Student Test Scores On a standardized test taken by thousands of students, the distribution of scores often resembles a bell curve. Most students will score near the average, with fewer students achieving very high or very low scores, creating a natural grading curve.
Astronomy Measurement Errors When astronomers measure the distance to a star multiple times, small, random errors from atmospheric interference and equipment limitations cause the measurements to cluster around a central value. This spread of measurements typically follows a normal distribution.

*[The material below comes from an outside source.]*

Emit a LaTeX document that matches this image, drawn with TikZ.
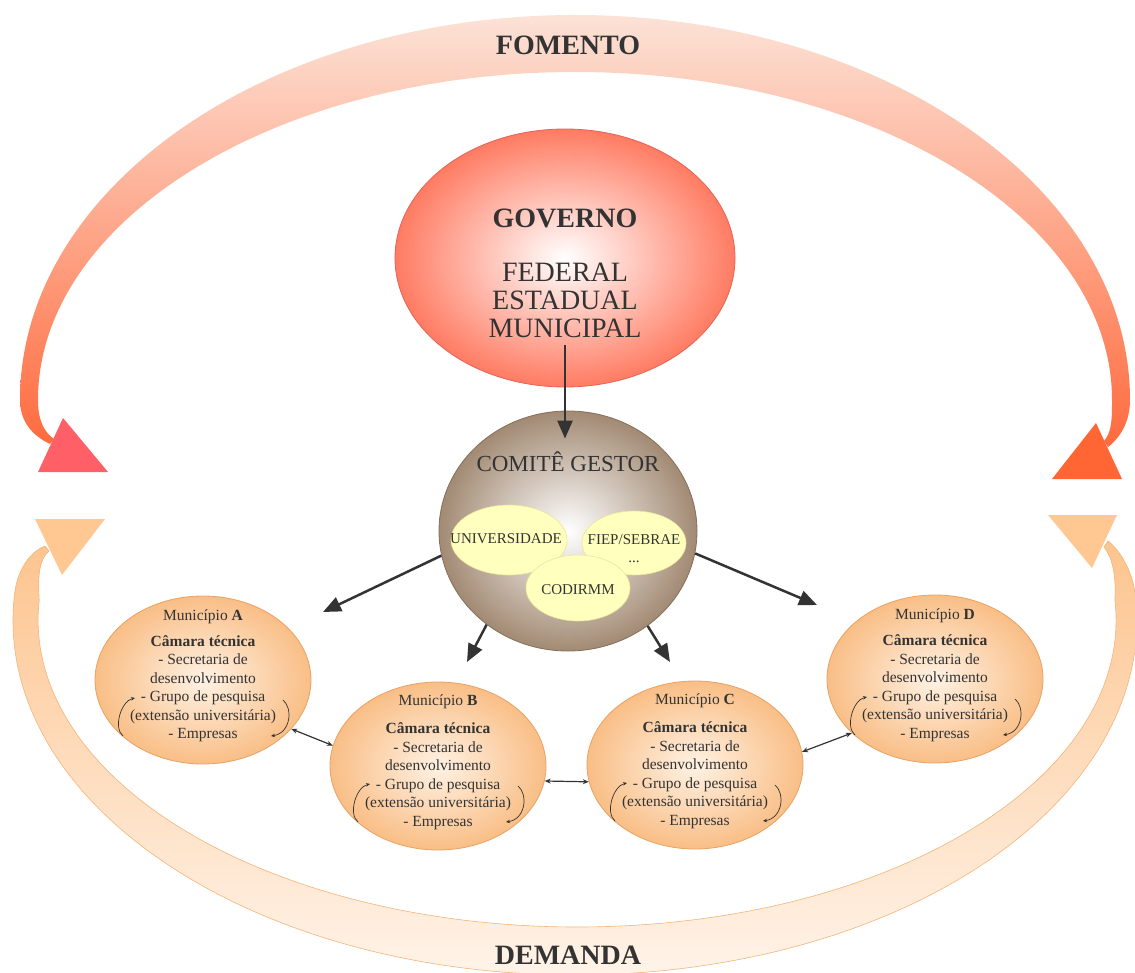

Shoe Manufacturing A shoe manufacturer aims to produce size 9 shoes. Due to slight variations in materials and machinery, the actual shoe sizes produced will be normally distributed around the target size 9, with most being very close and fewer being slightly larger or smaller.
The normal distribution family is defined by two parameters: the mean (μ) and the variance (σ²). While there is an infinite number of normal distributions, the most important classification is the distinction between a general normal distribution and the special case of the standard normal distribution.
| Type | Mean (μ) | Standard Deviation (σ) | Description |
|---|---|---|---|
| General Normal Distribution | Any real number | Any positive real number | Represents any bell-shaped, symmetric distribution. Denoted as N(μ, σ²). |
| Standard Normal Distribution | 0 | 1 | A special case used as a reference. Any normal distribution can be converted to this form using Z-scores. Denoted as N(0, 1). |
Confusing Standard Deviation (σ) and Variance (σ²). The variance is the standard deviation squared. Always check which parameter is given in a problem, as the PDF formula uses σ while the notation N(μ, σ²) uses the variance.
Assuming all data is normally distributed. While common, the normal distribution is not universal. Always check the data's distribution (e.g., with a histogram or a normality test) before applying methods that assume normality.
Misinterpreting the PDF value f(x). The value of the probability density function is not a probability. For a continuous distribution, the probability of any single exact value is zero. Probability is found by calculating the area under the curve over an interval.